Year 2015 will have one extra second to compensate for the Earth’s slowing rotation. It will be at the end of June 30, 2015 at 23:59:60 UTC.
Earth’s rotation
Earth’s rotation is the rotation of the solid Earth around its own axis. The Earth rotates from the west towards the east. As viewed from the North Star or polestar Polaris, the Earth turns counter-clockwise.
The North Pole, also known as the Geographic North Pole or Terrestrial North Pole, is the point in the Northern Hemisphere where the Earth’s axis of rotation meets its surface. This point is distinct from the Earth’s North Magnetic Pole. The South Pole is the other point where the Earth’s axis of rotation intersects its surface, in Antarctica.

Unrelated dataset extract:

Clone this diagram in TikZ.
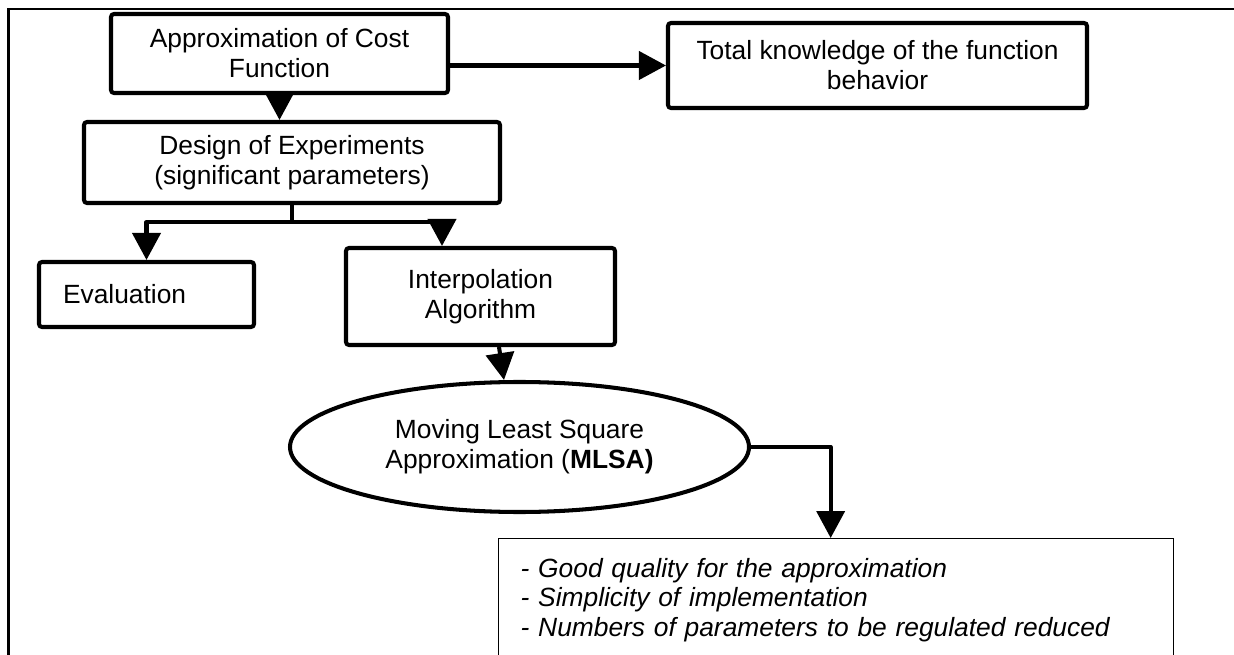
\documentclass[tikz,border=0pt]{standalone}
\usepackage{fontspec}
\setmainfont{Liberation Sans}
\usetikzlibrary{positioning}
\usetikzlibrary{calc}
\usetikzlibrary{shapes.geometric}
\usetikzlibrary{arrows.meta}
\tikzset{
    % Big solid heads, as in the original flow chart
    >={Triangle[length=5.4mm, width=5.6mm]},
%
    % Heavy outlined step of the chart
    flow box/.style={draw, line width=2.3pt, rounded corners=0.6mm,
        align=center, inner sep=0pt},
%
    % The same step, but round
    flow ellipse/.style={draw, line width=2.3pt, ellipse, align=center,
        inner sep=0pt},
%
    % Plain thin box for the closing notes
    note box/.style={draw, line width=0.75pt, align=left},
%
    % Heavy connector between two steps
    flow line/.style={->, line width=2.3pt, line join=round},
%
    % Border round the whole figure
    frame line/.style={line width=1.3pt}}

\begin{document}
\begin{tikzpicture}[x=0.2mm, y=-0.2mm]
\fontsize{15}{17}\selectfont

% Page of the figure, its frame cut by the page edge
\useasboundingbox (0,0) rectangle (1234,655);
\clip (0,0) rectangle (1234,655);
\draw [frame line] (8.5,680) |- (1260,9.3);

% Cost function and what it gives
\node [flow box, minimum width=67.4mm, minimum height=15.8mm]
    (approx) at (279.5,53.5) {Approximation of Cost\\Function};
\node [flow box, minimum width=83.8mm, minimum height=17mm]
    (knowledge) at (877.5,65.5) {Total knowledge of the function\\behavior};
\draw [flow line] (approx.east |- knowledge.west) -- (knowledge.west);

% Design of experiments, then its two branches
\node [flow box, minimum width=83.2mm, minimum height=16.2mm]
    (design) at (292,162.5) {Design of Experiments\\(significant parameters)};
\draw [flow line] (approx.south) -- (approx.south |- design.north);

\node [flow box, minimum width=43mm, minimum height=13mm,
    text width=33.4mm, align=left]
    (eval) at (146.5,294.5) {Evaluation};
\node [flow box, minimum width=53.8mm, minimum height=19.4mm]
    (interp) at (480.5,296.5) {Interpolation\\Algorithm};
\coordinate (fork) at ($(design.south)+(0,17)$);
\draw [flow line] (design.south) -- (fork) -| (eval.north);
\draw [flow line] (fork) -| ([xshift=-7.7mm]interp.north);

% Moving least squares and its merits
\node [flow ellipse, minimum width=91.8mm, minimum height=26mm]
    (mlsa) at (519.5,447) {Moving Least Square\\Approximation (\textbf{MLSA)}};
\draw [flow line] ([xshift=3.7mm]interp.south) -- ([xshift=-3.1mm]mlsa.north);

\node [note box, anchor=north west, text width=126.2mm, inner xsep=4.4mm,
    inner ysep=3.86mm, text depth=24mm, font=\itshape]
    (gains) at (498,538) {- Good quality for the approximation\\
        - Simplicity of implementation\\
        - Numbers of parameters to be regulated reduced};
\draw [flow line] (mlsa.east) -| ([xshift=-1.1mm]gains.north);

\end{tikzpicture}
\end{document}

The Earth rotates once in about 24 hours with respect to the sun and once every 23 hours 56 minutes and 4 seconds with respect to the stars. Earth’s rotation is slowing slightly with time; thus, a day was shorter in the past. This is due to the tidal effects the Moon has on Earth’s rotation. Atomic clocks show that a modern day is longer by about 1.7 milliseconds than a century ago, slowly increasing the rate at which UTC is adjusted by leap seconds.
Leap second
A leap second is a one-second adjustment that is occasionally applied to Coordinated Universal Time (UTC) in order to keep its time of day close to the mean solar time. Without such a correction, time reckoned by Earth’s rotation drifts away from atomic time because of irregularities in the Earth’s rate of rotation. Since this system of correction was implemented in 1972, 25 such leap seconds have been inserted. The most recent one happened on June 30, 2012 at 23:59:60 UTC. A leap second will again be inserted at the end of June 30, 2015 at 23:59:60 UTC.